A judgment creditor (“Creditor”) filed applications for writs of garnishment against a judgment debtor (“Debtor”). Over the course of previous years, the judgment had been vacated by an amended judgment, stayed by the filing of a bankruptcy petition, and later re-instated on appeal. The trial court, however, quashed the writ, finding that the judgment had lapsed under A.R.S. § 12-1551(B), because it was not timely renewed or acted upon within five years from the date of its original entry. Creditor appealed.
The Arizona Court of Appeals reversed and remanded. The Court agreed that the time for filing a renewal of a judgment under Arizona law is not stayed by the pendency of a bankruptcy case. In re Smith, 209 Ariz. 343 ¶¶ 13-15 (2004). The Court also agreed that Creditor’s initiation of garnishment proceedings did not constitute an “action brought on” the judgment for purposes of renewal under A.R.S. § 12-1551, because the garnishment proceeding is “merely ancillary to the action that gave rise to the underlying judgment.”
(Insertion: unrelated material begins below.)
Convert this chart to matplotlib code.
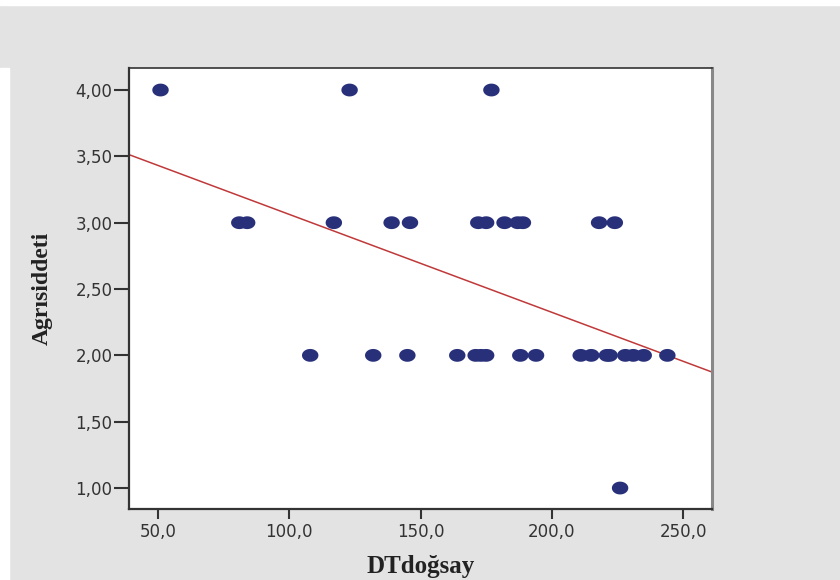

The Court reversed the trial court’s finding, however, that the time for renewal dated back to the entry of the original judgment. Because the original judgment had been vacated, it could not be renewed within the 90 day period prior to its expiration, as required by A.R.S. § 12-1612(B). The reinstatement of the judgment on appeal did not reinstate the original date for renewal, because the time for renewal was tolled during the period when Creditor was precluded from renewing the judgment or bringing action to enforce the judgment because the judgment had been vacated by the entry of the amended judgment. Because the time to renew the judgment was tolled for this period, the judgment had not yet lapsed, and the trial court erred by quashing the writs of garnishment.
Judge Vásquez wrote the opinion; Judges Eckerstrom and Brammer concurred.